Collected data start
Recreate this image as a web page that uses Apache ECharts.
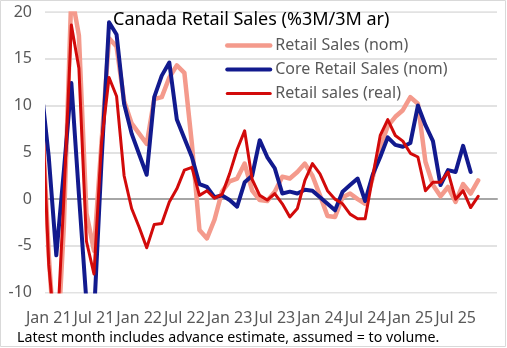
<!DOCTYPE html>
<html>
<head>
<meta charset="utf-8">
<script src="https://cdn.jsdelivr.net/npm/echarts@6/dist/echarts.min.js"></script>
<style>
  html, body { margin: 0; padding: 0; background: #fff; }
  #chart { width: 507px; height: 348px; }
</style>
</head>
<body>
<div id="chart"></div>
<script>
// Monthly periods; Dec 20 sits just left of the visible window and is clipped.
const months = [
  'Dec 20',
  'Jan 21','Feb 21','Mar 21','Apr 21','May 21','Jun 21','Jul 21','Aug 21','Sep 21','Oct 21','Nov 21','Dec 21',
  'Jan 22','Feb 22','Mar 22','Apr 22','May 22','Jun 22','Jul 22','Aug 22','Sep 22','Oct 22','Nov 22','Dec 22',
  'Jan 23','Feb 23','Mar 23','Apr 23','May 23','Jun 23','Jul 23','Aug 23','Sep 23','Oct 23','Nov 23','Dec 23',
  'Jan 24','Feb 24','Mar 24','Apr 24','May 24','Jun 24','Jul 24','Aug 24','Sep 24','Oct 24','Nov 24','Dec 24',
  'Jan 25','Feb 25','Mar 25','Apr 25','May 25','Jun 25','Jul 25','Aug 25','Sep 25','Oct 25','Nov 25','Dec 25'
];

const tickLabels = ['Jan 21','Jul 21','Jan 22','Jul 22','Jan 23','Jul 23','Jan 24','Jul 24','Jan 25','Jul 25'];

// %3M/3M annualized, Dec 20 .. Oct 25
const retailNom = [
  11,
  -6, -18, -3, 22, 17.5, -1.5, -5.5, 6, 17.2, 16.3, 10.5, 8.1,
  7.0, 5.9, 10.7, 10.9, 13.0, 14.3, 13.5, 5.9, -3.3, -4.2, -2.2, 0.8,
  1.9, 2.2, 3.8, 0.9, -0.1, -0.2, 0.8, 2.4, 2.2, 2.9, 3.8, 2.5,
  0.4, -1.8, -1.9, 0.2, 0.6, 0.0, -0.5, 2.3, 5.6, 7.8, 8.8, 9.5,
  10.9, 10.2, 4.0, 1.5, 0.3, 1.3, -0.3, 1.6, 0.6, 2.0
];

const coreNom = [
  12,
  4.5, -6, 3, 12.4, 0.5, -11, -12.5, 4, 18.9, 17.6, 10.2, 7.0,
  4.8, 2.6, 10.9, 13.2, 14.6, 8.5, 6.5, 4.5, 1.6, 1.3, 0.2, 0.4,
  -0.1, -0.8, 1.8, 2.5, 6.3, 4.5, 3.3, 0.6, 0.8, 0.6, 1.0, 0.9,
  0.2, -0.5, -1.2, 0.8, 1.5, 2.2, -0.2, 2.6, 4.5, 6.6, 5.8, 5.6,
  6.0, 10.0, 7.9, 6.2, 1.5, 3.1, 2.9, 5.7, 2.9, null
];

const retailReal = [
  12,
  -7, -16, 0, 18.6, 14.0, -4.5, -8, 6, 13.0, 11.0, 2.5, -1.0,
  -3.0, -5.2, -2.7, -2.6, -0.3, 1.1, 3.1, 3.4, 0.4, 0.9, 0.1, 0.5,
  2.7, 5.3, 7.3, 2.1, 0.4, -0.1, 0.6, -0.5, -1.9, -1.0, 2.0, 3.8,
  2.7, 0.9, 0.0, -0.5, -1.6, -2.1, -2.1, 2.4, 6.8, 8.5, 6.8, 6.2,
  4.9, 4.5, 0.9, 1.8, 1.8, 2.9, 0.0, 0.9, -0.9, 0.3
];

const seriesNames = ['Retail Sales (nom)', 'Core Retail Sales (nom)', 'Retail sales (real)'];
const seriesColors = ['#F49A8C', '#121A8E', '#D20A0A'];
const seriesWidths = [4.5, 4, 3];

const FONT = '"Noto Sans", "Open Sans", sans-serif';
const GREY_TEXT = '#595959';

const GRID = { left: 45, right: 10, top: 12, bottom: 55.3 };
const W = 507, H = 348;

const toPoints = vals => vals.map((v, i) => [i, v]);

const chart = echarts.init(document.getElementById('chart'), null, { renderer: 'canvas' });

// ECharts pads its line clip by half the stroke; these white bands trim the
// lines flush with the plot edges (left, top, bottom).
const plotRight = W - GRID.right;
const plotBottom = H - GRID.bottom;
const trimBands = [
  { x: 35, y: 1.5, width: GRID.left - 35, height: plotBottom + 12 },
  { x: GRID.left, y: 1.5, width: plotRight - GRID.left, height: GRID.top - 0.8 - 1.5 },
  { x: GRID.left, y: plotBottom + 0.8, width: plotRight - GRID.left, height: 12 }
].map(r => ({ type: 'rect', shape: r, style: { fill: '#ffffff' }, silent: true, z: 5 }));

chart.setOption({
  animation: false,
  backgroundColor: '#ffffff',
  textStyle: { fontFamily: FONT },
  grid: Object.assign({ containLabel: false }, GRID),
  xAxis: [
    {
      // numeric month axis carrying the lines; its line marks zero
      type: 'value',
      min: 0.5,
      max: months.length - 0.5,
      axisLine: { show: true, onZero: true, lineStyle: { color: '#a6a6a6', width: 2 } },
      axisTick: { show: false },
      axisLabel: { show: false },
      splitLine: { show: false }
    },
    {
      // month labels
      type: 'category',
      data: months.slice(1),
      boundaryGap: true,
      position: 'bottom',
      axisLine: { show: false },
      axisTick: { show: false },
      splitLine: { show: false },
      axisLabel: {
        interval: (idx, val) => tickLabels.includes(val),
        color: GREY_TEXT,
        fontSize: 16,
        fontFamily: FONT,
        margin: 18
      }
    }
  ],
  yAxis: {
    type: 'value',
    min: -10,
    max: 20,
    interval: 5,
    axisLine: { show: false },
    axisTick: { show: false },
    axisLabel: { color: GREY_TEXT, fontSize: 16, fontFamily: FONT, margin: 13 },
    splitLine: { lineStyle: { color: '#d9d9d9', width: 1.5 } }
  },
  legend: {
    data: seriesNames,
    orient: 'vertical',
    left: 225,
    top: 37.6,
    itemWidth: 43,
    itemHeight: 3,
    itemGap: 8,
    lineStyle: { width: 'inherit' },
    textStyle: { color: GREY_TEXT, fontSize: 16, fontFamily: FONT },
    padding: 0
  },
  series: [retailNom, coreNom, retailReal].map((vals, k) => ({
    name: seriesNames[k],
    type: 'line',
    xAxisIndex: 0,
    yAxisIndex: 0,
    data: toPoints(vals),
    symbol: 'none',
    clip: true,
    connectNulls: false,
    lineStyle: { color: seriesColors[k], width: seriesWidths[k], cap: 'round', join: 'round' },
    itemStyle: { color: seriesColors[k] },
    z: 2 + k
  })),
  graphic: trimBands.concat([
    {
      type: 'rect',
      shape: { x: 0.5, y: 0.5, width: 505, height: 346 },
      style: { fill: 'none', stroke: '#d9d9d9', lineWidth: 1 },
      silent: true,
      z: 6
    },
    {
      type: 'text',
      x: 113,
      y: 20,
      style: {
        text: 'Canada Retail Sales (%3M/3M ar)',
        fill: '#000000',
        font: '18px ' + FONT,
        textVerticalAlign: 'middle',
        verticalAlign: 'middle'
      },
      z: 10
    },
    {
      type: 'text',
      x: 17,
      y: 338,
      style: {
        text: 'Latest month includes advance estimate, assumed = to volume.',
        fill: '#000000',
        font: '14.2px ' + FONT,
        textVerticalAlign: 'middle',
        verticalAlign: 'middle'
      },
      z: 10
    }
  ])
});
</script>
</body>
</html>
Collected data end
Aim of the task: Go through the listing above and quote it exactly, apart from its images.

Solution to this problem:
Recreate this image as a web page that uses Apache ECharts.
<!DOCTYPE html>
<html>
<head>
<meta charset="utf-8">
<script src="https://cdn.jsdelivr.net/npm/echarts@6/dist/echarts.min.js"></script>
<style>
  html, body { margin: 0; padding: 0; background: #fff; }
  #chart { width: 507px; height: 348px; }
</style>
</head>
<body>
<div id="chart"></div>
<script>
// Monthly periods; Dec 20 sits just left of the visible window and is clipped.
const months = [
  'Dec 20',
  'Jan 21','Feb 21','Mar 21','Apr 21','May 21','Jun 21','Jul 21','Aug 21','Sep 21','Oct 21','Nov 21','Dec 21',
  'Jan 22','Feb 22','Mar 22','Apr 22','May 22','Jun 22','Jul 22','Aug 22','Sep 22','Oct 22','Nov 22','Dec 22',
  'Jan 23','Feb 23','Mar 23','Apr 23','May 23','Jun 23','Jul 23','Aug 23','Sep 23','Oct 23','Nov 23','Dec 23',
  'Jan 24','Feb 24','Mar 24','Apr 24','May 24','Jun 24','Jul 24','Aug 24','Sep 24','Oct 24','Nov 24','Dec 24',
  'Jan 25','Feb 25','Mar 25','Apr 25','May 25','Jun 25','Jul 25','Aug 25','Sep 25','Oct 25','Nov 25','Dec 25'
];

const tickLabels = ['Jan 21','Jul 21','Jan 22','Jul 22','Jan 23','Jul 23','Jan 24','Jul 24','Jan 25','Jul 25'];

// %3M/3M annualized, Dec 20 .. Oct 25
const retailNom = [
  11,
  -6, -18, -3, 22, 17.5, -1.5, -5.5, 6, 17.2, 16.3, 10.5, 8.1,
  7.0, 5.9, 10.7, 10.9, 13.0, 14.3, 13.5, 5.9, -3.3, -4.2, -2.2, 0.8,
  1.9, 2.2, 3.8, 0.9, -0.1, -0.2, 0.8, 2.4, 2.2, 2.9, 3.8, 2.5,
  0.4, -1.8, -1.9, 0.2, 0.6, 0.0, -0.5, 2.3, 5.6, 7.8, 8.8, 9.5,
  10.9, 10.2, 4.0, 1.5, 0.3, 1.3, -0.3, 1.6, 0.6, 2.0
];

const coreNom = [
  12,
  4.5, -6, 3, 12.4, 0.5, -11, -12.5, 4, 18.9, 17.6, 10.2, 7.0,
  4.8, 2.6, 10.9, 13.2, 14.6, 8.5, 6.5, 4.5, 1.6, 1.3, 0.2, 0.4,
  -0.1, -0.8, 1.8, 2.5, 6.3, 4.5, 3.3, 0.6, 0.8, 0.6, 1.0, 0.9,
  0.2, -0.5, -1.2, 0.8, 1.5, 2.2, -0.2, 2.6, 4.5, 6.6, 5.8, 5.6,
  6.0, 10.0, 7.9, 6.2, 1.5, 3.1, 2.9, 5.7, 2.9, null
];

const retailReal = [
  12,
  -7, -16, 0, 18.6, 14.0, -4.5, -8, 6, 13.0, 11.0, 2.5, -1.0,
  -3.0, -5.2, -2.7, -2.6, -0.3, 1.1, 3.1, 3.4, 0.4, 0.9, 0.1, 0.5,
  2.7, 5.3, 7.3, 2.1, 0.4, -0.1, 0.6, -0.5, -1.9, -1.0, 2.0, 3.8,
  2.7, 0.9, 0.0, -0.5, -1.6, -2.1, -2.1, 2.4, 6.8, 8.5, 6.8, 6.2,
  4.9, 4.5, 0.9, 1.8, 1.8, 2.9, 0.0, 0.9, -0.9, 0.3
];

const seriesNames = ['Retail Sales (nom)', 'Core Retail Sales (nom)', 'Retail sales (real)'];
const seriesColors = ['#F49A8C', '#121A8E', '#D20A0A'];
const seriesWidths = [4.5, 4, 3];

const FONT = '"Noto Sans", "Open Sans", sans-serif';
const GREY_TEXT = '#595959';

const GRID = { left: 45, right: 10, top: 12, bottom: 55.3 };
const W = 507, H = 348;

const toPoints = vals => vals.map((v, i) => [i, v]);

const chart = echarts.init(document.getElementById('chart'), null, { renderer: 'canvas' });

// ECharts pads its line clip by half the stroke; these white bands trim the
// lines flush with the plot edges (left, top, bottom).
const plotRight = W - GRID.right;
const plotBottom = H - GRID.bottom;
const trimBands = [
  { x: 35, y: 1.5, width: GRID.left - 35, height: plotBottom + 12 },
  { x: GRID.left, y: 1.5, width: plotRight - GRID.left, height: GRID.top - 0.8 - 1.5 },
  { x: GRID.left, y: plotBottom + 0.8, width: plotRight - GRID.left, height: 12 }
].map(r => ({ type: 'rect', shape: r, style: { fill: '#ffffff' }, silent: true, z: 5 }));

chart.setOption({
  animation: false,
  backgroundColor: '#ffffff',
  textStyle: { fontFamily: FONT },
  grid: Object.assign({ containLabel: false }, GRID),
  xAxis: [
    {
      // numeric month axis carrying the lines; its line marks zero
      type: 'value',
      min: 0.5,
      max: months.length - 0.5,
      axisLine: { show: true, onZero: true, lineStyle: { color: '#a6a6a6', width: 2 } },
      axisTick: { show: false },
      axisLabel: { show: false },
      splitLine: { show: false }
    },
    {
      // month labels
      type: 'category',
      data: months.slice(1),
      boundaryGap: true,
      position: 'bottom',
      axisLine: { show: false },
      axisTick: { show: false },
      splitLine: { show: false },
      axisLabel: {
        interval: (idx, val) => tickLabels.includes(val),
        color: GREY_TEXT,
        fontSize: 16,
        fontFamily: FONT,
        margin: 18
      }
    }
  ],
  yAxis: {
    type: 'value',
    min: -10,
    max: 20,
    interval: 5,
    axisLine: { show: false },
    axisTick: { show: false },
    axisLabel: { color: GREY_TEXT, fontSize: 16, fontFamily: FONT, margin: 13 },
    splitLine: { lineStyle: { color: '#d9d9d9', width: 1.5 } }
  },
  legend: {
    data: seriesNames,
    orient: 'vertical',
    left: 225,
    top: 37.6,
    itemWidth: 43,
    itemHeight: 3,
    itemGap: 8,
    lineStyle: { width: 'inherit' },
    textStyle: { color: GREY_TEXT, fontSize: 16, fontFamily: FONT },
    padding: 0
  },
  series: [retailNom, coreNom, retailReal].map((vals, k) => ({
    name: seriesNames[k],
    type: 'line',
    xAxisIndex: 0,
    yAxisIndex: 0,
    data: toPoints(vals),
    symbol: 'none',
    clip: true,
    connectNulls: false,
    lineStyle: { color: seriesColors[k], width: seriesWidths[k], cap: 'round', join: 'round' },
    itemStyle: { color: seriesColors[k] },
    z: 2 + k
  })),
  graphic: trimBands.concat([
    {
      type: 'rect',
      shape: { x: 0.5, y: 0.5, width: 505, height: 346 },
      style: { fill: 'none', stroke: '#d9d9d9', lineWidth: 1 },
      silent: true,
      z: 6
    },
    {
      type: 'text',
      x: 113,
      y: 20,
      style: {
        text: 'Canada Retail Sales (%3M/3M ar)',
        fill: '#000000',
        font: '18px ' + FONT,
        textVerticalAlign: 'middle',
        verticalAlign: 'middle'
      },
      z: 10
    },
    {
      type: 'text',
      x: 17,
      y: 338,
      style: {
        text: 'Latest month includes advance estimate, assumed = to volume.',
        fill: '#000000',
        font: '14.2px ' + FONT,
        textVerticalAlign: 'middle',
        verticalAlign: 'middle'
      },
      z: 10
    }
  ])
});
</script>
</body>
</html>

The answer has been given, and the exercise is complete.